How to calculate the width of spectrum produced by a dispersive prism of a given apex angle and refractive index, of white light of given width incident on first face of prism?

 

[blue_leaf77]

If by spectrum you mean the frequency content of the light, then the spectrum width after passing through the prism is the same as that before entering it, assuming the propagation inside the prism is of linear nature. On the other hand, if you mean the width of the visible color spread, which is not the same as the spectrum defined previously, then you also need to specify the distance from prism back surface to the observation plane and the tilt of this plane. Rather than going through the trouble of specifying these parameters, it's much simpler to calculate the angular spread instead.

 

[itsnaresh]

Thank you very much for your reply. I am attaching below two pictures. The top picture shows the spectrum produced on a screen by a prism when white light is incident on its first face. Spectrum produced on the screen has distinct widths of various colors from red to blue. I want to know how we can calculate these widths of various colors when a collimated beam of white light is incident. The second pictures shows the layout of the system. I can work out the dispersion for various colours having different colours for a single ray. But I can not work out for the beam. Actually I want to design a wavelength scale for this system. The parameters Fo, D and X can be fixed based on the calculations.

 

[Khashishi]

You list a single refractive index, but of course the refractive index depends on the wavelength. The diffraction angle is just given by Snell's law. $n_1 \sin \theta_1 = n_2 \sin \theta_2$.

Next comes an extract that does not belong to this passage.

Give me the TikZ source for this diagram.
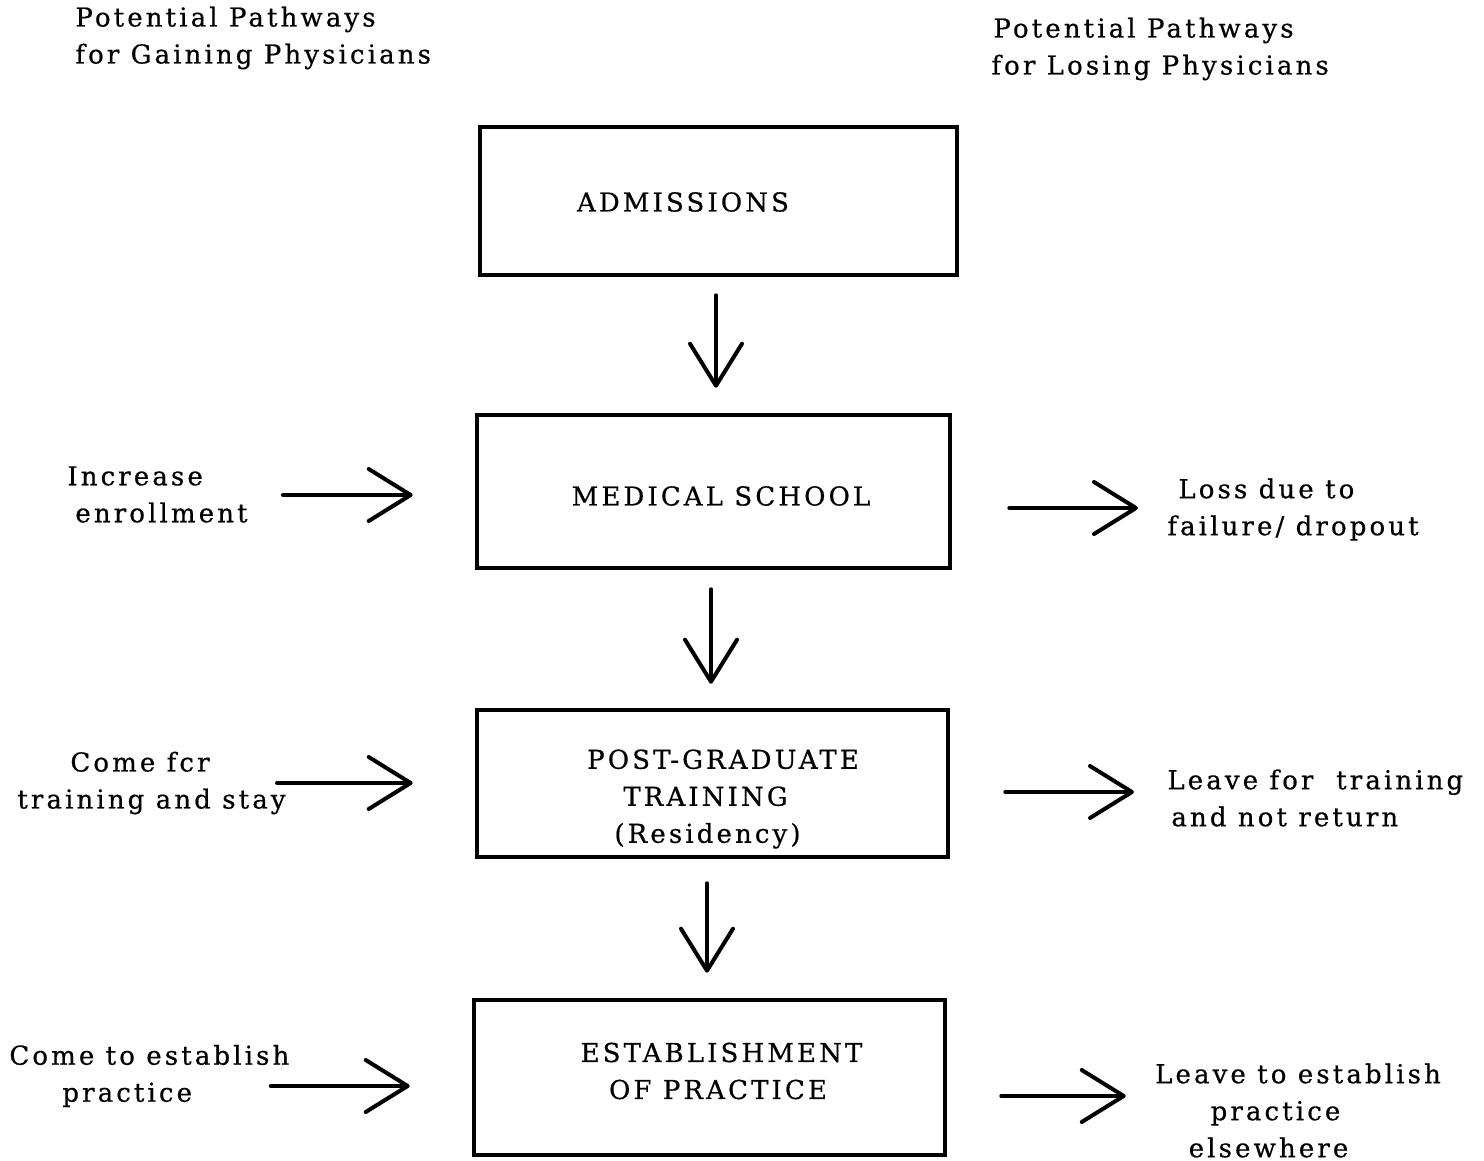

The Abbe number approximately characterizes the dispersion with just a single number.
Looking at this https://en.wikipedia.org/wiki/Abbe_number#/media/File:Abbe-diagram_2.svg , it looks like the Abbe number for SF1 is around 29.5.
Wikipedia says
$V_D = \frac{n_D-1}{n_F-n_C}$
where nD, nF and nC are the refractive indices of the material at the wavelengths of the Fraunhofer D-, F- and C- spectral lines (589.3 nm, 486.1 nm and 656.3 nm respectively)
So, that means
$29.5 \approx \frac{1.717295-1}{n(486.1)-n(656.3)}$
$n(486.1)-n(656.3) \approx 0.024315$
$\frac{dn}{d\lambda} \approx -1.4286 \times 10^{-4} \mathrm{cm}^{-1}$
Just plug that into Snell's law based on the geometry of your prism.